What to produce: Please output exactly the lines of the material from the first through the line containing "const yMinor = [0.075, 0.025, -0.025, -0.075];", and nothing more.

Information provided:
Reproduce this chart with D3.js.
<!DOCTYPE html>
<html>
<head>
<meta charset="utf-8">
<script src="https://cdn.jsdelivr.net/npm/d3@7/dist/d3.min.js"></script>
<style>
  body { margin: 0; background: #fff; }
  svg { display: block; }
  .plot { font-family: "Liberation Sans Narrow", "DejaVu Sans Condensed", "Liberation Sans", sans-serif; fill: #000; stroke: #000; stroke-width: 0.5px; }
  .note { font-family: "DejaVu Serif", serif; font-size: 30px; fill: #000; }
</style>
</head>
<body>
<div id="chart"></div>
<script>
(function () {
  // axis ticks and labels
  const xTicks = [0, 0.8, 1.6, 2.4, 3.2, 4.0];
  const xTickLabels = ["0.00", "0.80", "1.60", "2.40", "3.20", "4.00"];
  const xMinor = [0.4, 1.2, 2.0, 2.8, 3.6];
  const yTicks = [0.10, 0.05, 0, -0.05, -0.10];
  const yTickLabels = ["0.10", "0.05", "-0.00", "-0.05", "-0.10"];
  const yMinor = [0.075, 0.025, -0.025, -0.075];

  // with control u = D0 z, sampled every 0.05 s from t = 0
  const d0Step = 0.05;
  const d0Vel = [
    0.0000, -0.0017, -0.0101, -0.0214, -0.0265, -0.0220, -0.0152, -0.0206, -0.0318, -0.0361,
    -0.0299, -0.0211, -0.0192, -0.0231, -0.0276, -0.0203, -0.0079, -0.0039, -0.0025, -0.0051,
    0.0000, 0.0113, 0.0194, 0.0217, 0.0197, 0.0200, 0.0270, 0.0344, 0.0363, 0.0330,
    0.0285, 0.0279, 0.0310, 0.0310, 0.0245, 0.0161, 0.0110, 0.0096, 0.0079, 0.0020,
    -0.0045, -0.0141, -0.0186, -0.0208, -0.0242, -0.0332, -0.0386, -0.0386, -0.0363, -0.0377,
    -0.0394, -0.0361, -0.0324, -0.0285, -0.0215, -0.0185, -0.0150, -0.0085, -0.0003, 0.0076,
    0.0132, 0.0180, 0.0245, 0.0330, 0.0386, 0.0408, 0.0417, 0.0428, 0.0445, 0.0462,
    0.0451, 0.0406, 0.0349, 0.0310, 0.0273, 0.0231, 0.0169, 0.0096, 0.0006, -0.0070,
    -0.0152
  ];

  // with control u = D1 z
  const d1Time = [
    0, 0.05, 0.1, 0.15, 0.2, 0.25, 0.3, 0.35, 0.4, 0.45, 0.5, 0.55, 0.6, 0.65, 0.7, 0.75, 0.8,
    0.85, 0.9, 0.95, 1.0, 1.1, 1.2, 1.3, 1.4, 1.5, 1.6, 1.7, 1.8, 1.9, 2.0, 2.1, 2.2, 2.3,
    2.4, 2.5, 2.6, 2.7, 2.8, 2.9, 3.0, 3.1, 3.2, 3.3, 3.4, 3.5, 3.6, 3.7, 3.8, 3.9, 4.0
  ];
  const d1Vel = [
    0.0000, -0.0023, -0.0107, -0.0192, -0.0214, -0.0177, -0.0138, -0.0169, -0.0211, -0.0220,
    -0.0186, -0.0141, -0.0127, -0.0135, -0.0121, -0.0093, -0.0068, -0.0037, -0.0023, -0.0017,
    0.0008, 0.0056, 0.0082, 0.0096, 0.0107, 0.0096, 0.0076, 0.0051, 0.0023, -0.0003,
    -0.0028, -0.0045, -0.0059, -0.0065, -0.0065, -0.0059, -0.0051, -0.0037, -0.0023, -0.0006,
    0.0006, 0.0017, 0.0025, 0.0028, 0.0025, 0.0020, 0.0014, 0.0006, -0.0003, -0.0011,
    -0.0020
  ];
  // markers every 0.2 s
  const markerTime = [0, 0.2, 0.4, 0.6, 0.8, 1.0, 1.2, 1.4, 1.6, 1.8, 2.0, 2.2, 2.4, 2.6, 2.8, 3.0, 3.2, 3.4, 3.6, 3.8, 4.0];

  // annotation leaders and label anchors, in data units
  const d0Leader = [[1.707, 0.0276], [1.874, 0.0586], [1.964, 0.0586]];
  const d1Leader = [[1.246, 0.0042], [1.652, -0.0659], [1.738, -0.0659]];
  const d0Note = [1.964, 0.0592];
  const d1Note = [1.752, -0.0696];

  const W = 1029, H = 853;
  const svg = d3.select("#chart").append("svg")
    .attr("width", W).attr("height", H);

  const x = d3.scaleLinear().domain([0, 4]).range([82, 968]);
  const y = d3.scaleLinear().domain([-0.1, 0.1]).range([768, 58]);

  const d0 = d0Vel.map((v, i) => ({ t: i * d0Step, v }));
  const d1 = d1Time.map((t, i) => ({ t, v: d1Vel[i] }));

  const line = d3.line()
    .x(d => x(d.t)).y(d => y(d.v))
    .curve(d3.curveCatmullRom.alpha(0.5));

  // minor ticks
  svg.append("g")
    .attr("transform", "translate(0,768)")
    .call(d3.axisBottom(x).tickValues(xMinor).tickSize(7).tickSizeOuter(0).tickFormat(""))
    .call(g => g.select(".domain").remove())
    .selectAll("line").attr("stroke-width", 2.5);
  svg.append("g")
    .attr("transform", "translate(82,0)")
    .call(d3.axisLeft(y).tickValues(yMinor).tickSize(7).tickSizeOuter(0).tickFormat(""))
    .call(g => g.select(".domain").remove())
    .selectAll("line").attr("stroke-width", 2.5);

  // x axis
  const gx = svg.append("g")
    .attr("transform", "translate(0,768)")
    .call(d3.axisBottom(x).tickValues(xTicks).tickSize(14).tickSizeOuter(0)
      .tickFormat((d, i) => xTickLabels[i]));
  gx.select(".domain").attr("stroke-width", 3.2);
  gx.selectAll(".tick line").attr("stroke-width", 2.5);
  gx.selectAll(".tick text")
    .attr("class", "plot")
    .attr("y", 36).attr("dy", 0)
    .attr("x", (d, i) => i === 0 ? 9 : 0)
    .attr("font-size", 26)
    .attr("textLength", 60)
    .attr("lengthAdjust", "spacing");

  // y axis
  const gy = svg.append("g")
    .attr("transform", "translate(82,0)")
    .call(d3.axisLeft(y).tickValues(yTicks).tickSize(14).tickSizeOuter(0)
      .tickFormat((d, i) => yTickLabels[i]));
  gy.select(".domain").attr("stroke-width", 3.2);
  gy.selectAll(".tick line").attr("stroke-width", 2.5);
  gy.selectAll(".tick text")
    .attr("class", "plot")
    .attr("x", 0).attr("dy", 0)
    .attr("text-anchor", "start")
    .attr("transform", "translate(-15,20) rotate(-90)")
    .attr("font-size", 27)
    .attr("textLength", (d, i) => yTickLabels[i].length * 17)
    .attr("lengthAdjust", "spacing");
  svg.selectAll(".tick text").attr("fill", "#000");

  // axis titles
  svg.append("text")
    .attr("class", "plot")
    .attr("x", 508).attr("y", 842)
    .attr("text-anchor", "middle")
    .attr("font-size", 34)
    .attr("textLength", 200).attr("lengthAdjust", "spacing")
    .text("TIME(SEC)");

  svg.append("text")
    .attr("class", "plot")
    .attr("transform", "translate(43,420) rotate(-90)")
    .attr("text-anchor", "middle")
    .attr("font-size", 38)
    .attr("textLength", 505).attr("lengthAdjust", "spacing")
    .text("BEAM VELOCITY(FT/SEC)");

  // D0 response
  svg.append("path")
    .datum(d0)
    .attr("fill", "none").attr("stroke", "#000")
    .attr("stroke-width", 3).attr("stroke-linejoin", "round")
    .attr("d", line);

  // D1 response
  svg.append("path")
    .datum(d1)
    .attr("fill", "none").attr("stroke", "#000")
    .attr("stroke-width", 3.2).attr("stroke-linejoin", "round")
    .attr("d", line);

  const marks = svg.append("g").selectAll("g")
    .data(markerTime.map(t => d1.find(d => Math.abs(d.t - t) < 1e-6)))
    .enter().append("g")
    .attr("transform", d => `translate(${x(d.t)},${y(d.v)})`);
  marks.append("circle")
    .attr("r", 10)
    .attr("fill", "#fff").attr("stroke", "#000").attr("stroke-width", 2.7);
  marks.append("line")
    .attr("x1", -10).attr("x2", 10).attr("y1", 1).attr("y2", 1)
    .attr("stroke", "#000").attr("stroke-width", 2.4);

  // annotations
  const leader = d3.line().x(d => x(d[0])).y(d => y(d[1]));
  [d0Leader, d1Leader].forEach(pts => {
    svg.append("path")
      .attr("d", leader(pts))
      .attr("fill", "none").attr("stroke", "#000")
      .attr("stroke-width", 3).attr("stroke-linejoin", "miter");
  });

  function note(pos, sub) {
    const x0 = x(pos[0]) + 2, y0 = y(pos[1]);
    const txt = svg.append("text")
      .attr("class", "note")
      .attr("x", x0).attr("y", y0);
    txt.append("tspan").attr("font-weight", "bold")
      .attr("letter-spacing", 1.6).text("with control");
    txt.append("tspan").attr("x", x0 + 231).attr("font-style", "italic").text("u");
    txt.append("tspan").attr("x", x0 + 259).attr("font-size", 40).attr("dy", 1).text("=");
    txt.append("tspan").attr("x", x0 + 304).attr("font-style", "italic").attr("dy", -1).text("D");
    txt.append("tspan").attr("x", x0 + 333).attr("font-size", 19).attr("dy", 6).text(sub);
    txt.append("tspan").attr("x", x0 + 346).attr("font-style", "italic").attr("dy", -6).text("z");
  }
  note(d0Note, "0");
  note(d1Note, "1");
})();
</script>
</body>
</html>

Exercise solution:
Reproduce this chart with D3.js.
<!DOCTYPE html>
<html>
<head>
<meta charset="utf-8">
<script src="https://cdn.jsdelivr.net/npm/d3@7/dist/d3.min.js"></script>
<style>
  body { margin: 0; background: #fff; }
  svg { display: block; }
  .plot { font-family: "Liberation Sans Narrow", "DejaVu Sans Condensed", "Liberation Sans", sans-serif; fill: #000; stroke: #000; stroke-width: 0.5px; }
  .note { font-family: "DejaVu Serif", serif; font-size: 30px; fill: #000; }
</style>
</head>
<body>
<div id="chart"></div>
<script>
(function () {
  // axis ticks and labels
  const xTicks = [0, 0.8, 1.6, 2.4, 3.2, 4.0];
  const xTickLabels = ["0.00", "0.80", "1.60", "2.40", "3.20", "4.00"];
  const xMinor = [0.4, 1.2, 2.0, 2.8, 3.6];
  const yTicks = [0.10, 0.05, 0, -0.05, -0.10];
  const yTickLabels = ["0.10", "0.05", "-0.00", "-0.05", "-0.10"];
  const yMinor = [0.075, 0.025, -0.025, -0.075];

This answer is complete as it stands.